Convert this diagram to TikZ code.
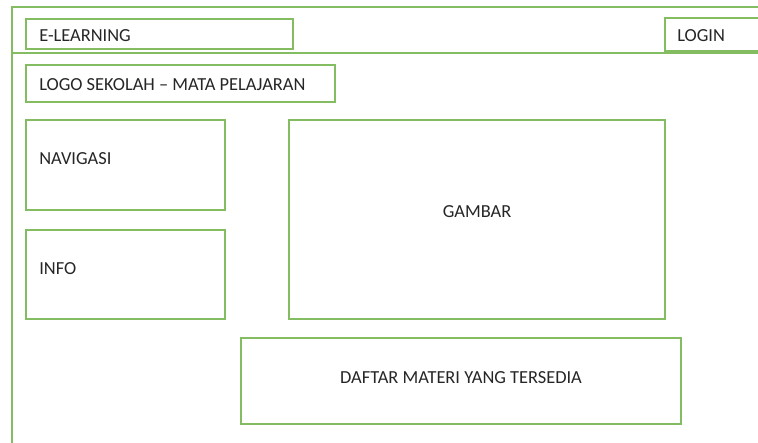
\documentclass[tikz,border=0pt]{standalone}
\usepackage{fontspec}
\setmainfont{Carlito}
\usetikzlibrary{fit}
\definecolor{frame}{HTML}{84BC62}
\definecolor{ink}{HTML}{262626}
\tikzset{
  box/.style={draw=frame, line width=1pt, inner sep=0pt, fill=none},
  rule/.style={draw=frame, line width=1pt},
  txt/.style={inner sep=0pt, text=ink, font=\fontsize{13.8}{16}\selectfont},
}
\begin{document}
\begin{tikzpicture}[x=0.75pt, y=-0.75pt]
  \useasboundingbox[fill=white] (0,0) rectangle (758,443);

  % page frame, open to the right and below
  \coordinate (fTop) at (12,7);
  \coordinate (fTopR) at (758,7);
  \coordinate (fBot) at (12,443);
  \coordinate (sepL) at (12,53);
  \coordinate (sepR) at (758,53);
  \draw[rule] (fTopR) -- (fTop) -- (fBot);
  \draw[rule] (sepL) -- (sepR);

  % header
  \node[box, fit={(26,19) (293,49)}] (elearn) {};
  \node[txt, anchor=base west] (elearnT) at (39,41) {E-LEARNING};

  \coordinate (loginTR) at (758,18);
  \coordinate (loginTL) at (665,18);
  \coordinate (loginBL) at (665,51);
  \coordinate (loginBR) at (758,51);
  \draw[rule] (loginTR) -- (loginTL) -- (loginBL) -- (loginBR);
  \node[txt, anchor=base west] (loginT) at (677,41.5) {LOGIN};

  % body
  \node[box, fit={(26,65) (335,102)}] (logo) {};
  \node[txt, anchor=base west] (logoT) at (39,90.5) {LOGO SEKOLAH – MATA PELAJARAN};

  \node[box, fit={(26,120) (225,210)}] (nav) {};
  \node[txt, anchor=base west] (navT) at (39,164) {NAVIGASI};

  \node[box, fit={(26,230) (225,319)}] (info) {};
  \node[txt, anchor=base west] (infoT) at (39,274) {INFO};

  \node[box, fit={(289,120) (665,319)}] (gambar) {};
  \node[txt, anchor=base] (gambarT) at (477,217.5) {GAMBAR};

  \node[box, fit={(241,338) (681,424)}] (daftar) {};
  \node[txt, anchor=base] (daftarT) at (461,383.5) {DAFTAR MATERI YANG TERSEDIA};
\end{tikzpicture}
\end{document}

◆ EXERCISE OBJECTIVE ◆
Take the listing above and print it exactly, apart from the pictures.

◆ RESPONSE TO THE EXERCISE ◆
Convert this diagram to TikZ code.
\documentclass[tikz,border=0pt]{standalone}
\usepackage{fontspec}
\setmainfont{Carlito}
\usetikzlibrary{fit}
\definecolor{frame}{HTML}{84BC62}
\definecolor{ink}{HTML}{262626}
\tikzset{
  box/.style={draw=frame, line width=1pt, inner sep=0pt, fill=none},
  rule/.style={draw=frame, line width=1pt},
  txt/.style={inner sep=0pt, text=ink, font=\fontsize{13.8}{16}\selectfont},
}
\begin{document}
\begin{tikzpicture}[x=0.75pt, y=-0.75pt]
  \useasboundingbox[fill=white] (0,0) rectangle (758,443);

  % page frame, open to the right and below
  \coordinate (fTop) at (12,7);
  \coordinate (fTopR) at (758,7);
  \coordinate (fBot) at (12,443);
  \coordinate (sepL) at (12,53);
  \coordinate (sepR) at (758,53);
  \draw[rule] (fTopR) -- (fTop) -- (fBot);
  \draw[rule] (sepL) -- (sepR);

  % header
  \node[box, fit={(26,19) (293,49)}] (elearn) {};
  \node[txt, anchor=base west] (elearnT) at (39,41) {E-LEARNING};

  \coordinate (loginTR) at (758,18);
  \coordinate (loginTL) at (665,18);
  \coordinate (loginBL) at (665,51);
  \coordinate (loginBR) at (758,51);
  \draw[rule] (loginTR) -- (loginTL) -- (loginBL) -- (loginBR);
  \node[txt, anchor=base west] (loginT) at (677,41.5) {LOGIN};

  % body
  \node[box, fit={(26,65) (335,102)}] (logo) {};
  \node[txt, anchor=base west] (logoT) at (39,90.5) {LOGO SEKOLAH – MATA PELAJARAN};

  \node[box, fit={(26,120) (225,210)}] (nav) {};
  \node[txt, anchor=base west] (navT) at (39,164) {NAVIGASI};

  \node[box, fit={(26,230) (225,319)}] (info) {};
  \node[txt, anchor=base west] (infoT) at (39,274) {INFO};

  \node[box, fit={(289,120) (665,319)}] (gambar) {};
  \node[txt, anchor=base] (gambarT) at (477,217.5) {GAMBAR};

  \node[box, fit={(241,338) (681,424)}] (daftar) {};
  \node[txt, anchor=base] (daftarT) at (461,383.5) {DAFTAR MATERI YANG TERSEDIA};
\end{tikzpicture}
\end{document}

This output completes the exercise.